Leaving the pictures aside, transcribe every line below exactly.

------ Data block ------

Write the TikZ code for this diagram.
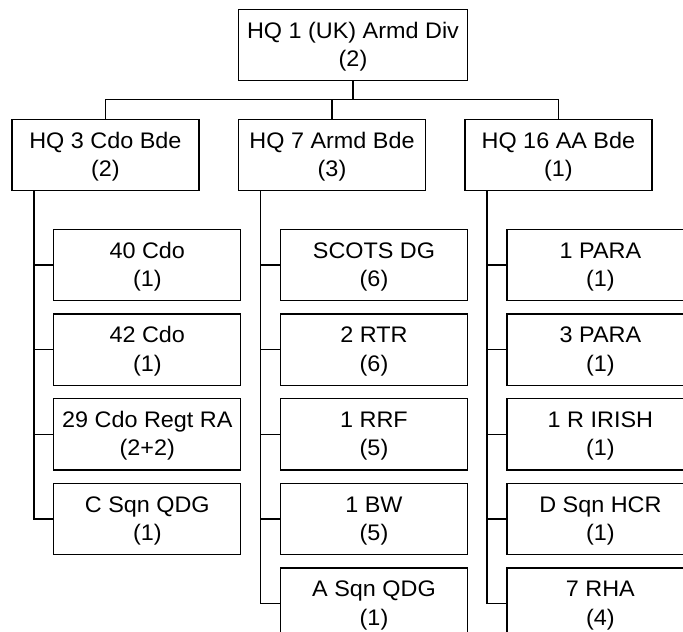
\documentclass[tikz,border=0pt]{standalone}
\usepackage{fontspec}
\setmainfont{Liberation Sans}
\newfontfamily\boxfont[FakeStretch=1.04]{Liberation Sans}
\usetikzlibrary{calc}
\begin{document}
\begin{tikzpicture}[x=1pt,y=-1pt,
  unit/.style={draw, rectangle, line width=1.3pt, inner sep=0pt,
    minimum width=187pt, minimum height=71.4pt, align=center,
    font=\boxfont\fontsize{22.5}{28.5}\selectfont,
    text height=43pt, text depth=0pt},
  link/.style={line width=1.3pt}]
\useasboundingbox (0,0) rectangle (683,632);
\fill[white] (0,0) rectangle (683,632);
\clip (0,0) rectangle (683,632);
% top
\node[unit, minimum width=229pt] (top) at (353,45) {HQ 1 (UK) Armd Div\\(2)};
% brigades
\node[unit] (l) at (105.4,155) {HQ 3 Cdo Bde\\(2)};
\node[unit] (m) at (332,155) {HQ 7 Armd Bde\\(3)};
\node[unit] (r) at (558.4,155) {HQ 16 AA Bde\\(1)};
% left children
\node[unit] (l1) at (147.3,265) {40 Cdo\\(1)};
\node[unit] (l2) at (147.3,349.7) {42 Cdo\\(1)};
\node[unit] (l3) at (147.3,434.3) {29 Cdo Regt RA\\(2+2)};
\node[unit] (l4) at (147.3,519) {C Sqn QDG\\(1)};
% middle children
\node[unit] (m1) at (374,265) {SCOTS DG\\(6)};
\node[unit] (m2) at (374,349.7) {2 RTR\\(6)};
\node[unit] (m3) at (374,434.3) {1 RRF\\(5)};
\node[unit] (m4) at (374,519) {1 BW\\(5)};
\node[unit] (m5) at (374,603.7) {A Sqn QDG\\(1)};
% right children
\node[unit] (r1) at (600.4,265) {1 PARA\\(1)};
\node[unit] (r2) at (600.4,349.7) {3 PARA\\(1)};
\node[unit] (r3) at (600.4,434.3) {1 R IRISH\\(1)};
\node[unit] (r4) at (600.4,519) {D Sqn HCR\\(1)};
\node[unit] (r5) at (600.4,603.7) {7 RHA\\(4)};
% bus
\coordinate (bus) at (353,99.5);
\draw[link] (top.south) -- (bus);
\draw[link] (l.north) |- (bus) -| (r.north);
\draw[link] (m.north) -- (m.north |- bus);
% trunks
\coordinate (lt) at ($(l.south west)+(22.8,0)$);
\coordinate (mt) at ($(m.south west)+(22.8,0)$);
\coordinate (rt) at ($(r.south west)+(22.8,0)$);
\foreach \c in {l1,l2,l3,l4} \draw[link] (lt) |- (\c.west);
\foreach \c in {m1,m2,m3,m4,m5} \draw[link] (mt) |- (\c.west);
\foreach \c in {r1,r2,r3,r4,r5} \draw[link] (rt) |- (\c.west);
\end{tikzpicture}
\end{document}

------

▸ Answer to this exercise:
Write the TikZ code for this diagram.
\documentclass[tikz,border=0pt]{standalone}
\usepackage{fontspec}
\setmainfont{Liberation Sans}
\newfontfamily\boxfont[FakeStretch=1.04]{Liberation Sans}
\usetikzlibrary{calc}
\begin{document}
\begin{tikzpicture}[x=1pt,y=-1pt,
  unit/.style={draw, rectangle, line width=1.3pt, inner sep=0pt,
    minimum width=187pt, minimum height=71.4pt, align=center,
    font=\boxfont\fontsize{22.5}{28.5}\selectfont,
    text height=43pt, text depth=0pt},
  link/.style={line width=1.3pt}]
\useasboundingbox (0,0) rectangle (683,632);
\fill[white] (0,0) rectangle (683,632);
\clip (0,0) rectangle (683,632);
% top
\node[unit, minimum width=229pt] (top) at (353,45) {HQ 1 (UK) Armd Div\\(2)};
% brigades
\node[unit] (l) at (105.4,155) {HQ 3 Cdo Bde\\(2)};
\node[unit] (m) at (332,155) {HQ 7 Armd Bde\\(3)};
\node[unit] (r) at (558.4,155) {HQ 16 AA Bde\\(1)};
% left children
\node[unit] (l1) at (147.3,265) {40 Cdo\\(1)};
\node[unit] (l2) at (147.3,349.7) {42 Cdo\\(1)};
\node[unit] (l3) at (147.3,434.3) {29 Cdo Regt RA\\(2+2)};
\node[unit] (l4) at (147.3,519) {C Sqn QDG\\(1)};
% middle children
\node[unit] (m1) at (374,265) {SCOTS DG\\(6)};
\node[unit] (m2) at (374,349.7) {2 RTR\\(6)};
\node[unit] (m3) at (374,434.3) {1 RRF\\(5)};
\node[unit] (m4) at (374,519) {1 BW\\(5)};
\node[unit] (m5) at (374,603.7) {A Sqn QDG\\(1)};
% right children
\node[unit] (r1) at (600.4,265) {1 PARA\\(1)};
\node[unit] (r2) at (600.4,349.7) {3 PARA\\(1)};
\node[unit] (r3) at (600.4,434.3) {1 R IRISH\\(1)};
\node[unit] (r4) at (600.4,519) {D Sqn HCR\\(1)};
\node[unit] (r5) at (600.4,603.7) {7 RHA\\(4)};
% bus
\coordinate (bus) at (353,99.5);
\draw[link] (top.south) -- (bus);
\draw[link] (l.north) |- (bus) -| (r.north);
\draw[link] (m.north) -- (m.north |- bus);
% trunks
\coordinate (lt) at ($(l.south west)+(22.8,0)$);
\coordinate (mt) at ($(m.south west)+(22.8,0)$);
\coordinate (rt) at ($(r.south west)+(22.8,0)$);
\foreach \c in {l1,l2,l3,l4} \draw[link] (lt) |- (\c.west);
\foreach \c in {m1,m2,m3,m4,m5} \draw[link] (mt) |- (\c.west);
\foreach \c in {r1,r2,r3,r4,r5} \draw[link] (rt) |- (\c.west);
\end{tikzpicture}
\end{document}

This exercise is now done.